Friday, December 27, 2013

eHarmony - "The Enron of online dating"

Neil Clark Warren should be ashamed of himself.

After joining eHarmony for a trial subscription ending on Dec. 14th, costing approximately $20/month ($59.95 for three months), my account was then charged $49.95 for an additional month.  I had previously tried to close my account several times but was unable to because I had a 3-month subscription, and the website won't let you close out if you still have time on a subscription. So I had been very careful to make sure that the auto-renew feature was turned off prior to Dec. 14th.

Imagine my shock on the 15th when I checked my account, saw that it was still active and that I had been charged $49.95 for an additional month of a totally worthless service. I immediately called Customer Service, as there is a 3-day cancellation period in their terms and services.

Customer Service informed me that I had renewed my membership on Dec. 10th. I don't recall doing so, but I do recall looking at the subscription options recently to see if there were any changes to the available plans. I did not complete the subscription offer and therefore thought that my account would still close on Dec. 14th. There was no message stating, "Your membership is now renewed and you will be charged full price on Dec. 14th."

I was warned after I joined eHarmony about them charging to continue unwanted memberships, and was therefore very careful to be sure auto-renew was turned off. I had been travelling a lot for work that week, however, and clearly was not as vigilant as I should have been against stealthy charges.

Customer Service directed me to their email complaint department, which today informed me that they cannot issue me a refund and directed me to read the terms and services on their website. The terms say nothing about refusing to give a refund, but do include a 3-day cancellation period.

According to the email, they will not address the issue further and I have no other recourse. They won't even let me talk to a human person.

Since then I've found myriad complaints about eHarmony. The real shock is that Mr. Warren is an evangelical Christian, upon whose personal reputation the service is promoted.

Maybe I shouldn't be so shocked. Actually, I'm not. I'm just deeply disappointed and embarrassed on behalf of all the other evangelical Christians who get a bad rap because of charlatans like him.

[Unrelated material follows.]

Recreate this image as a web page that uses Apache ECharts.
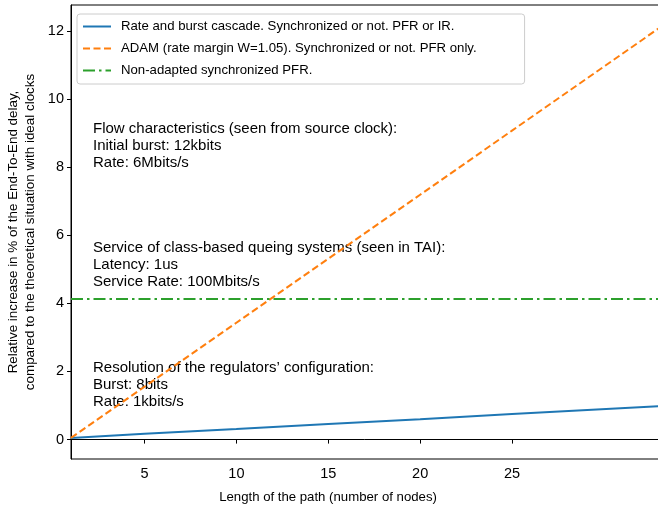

One anonymous person wrote this on a complaint website:

Please tell everyone you know to avoid eHarmony. Online dating can work. There are honest and effective online dating sites out there. The top two competitors of eHarmony are both genuinely good sites. I know because I've used them since my experience with eHarmony.

I sincerely hope others are more fortunate and learn of eHarmony's deception before signing up. Because eHarmony will steal your money and according to the dozens of other complaints I've since read, they will renew your contract and charge your credit card even after you've cancelled.

eHarmony is clearly the Enron of on-line dating.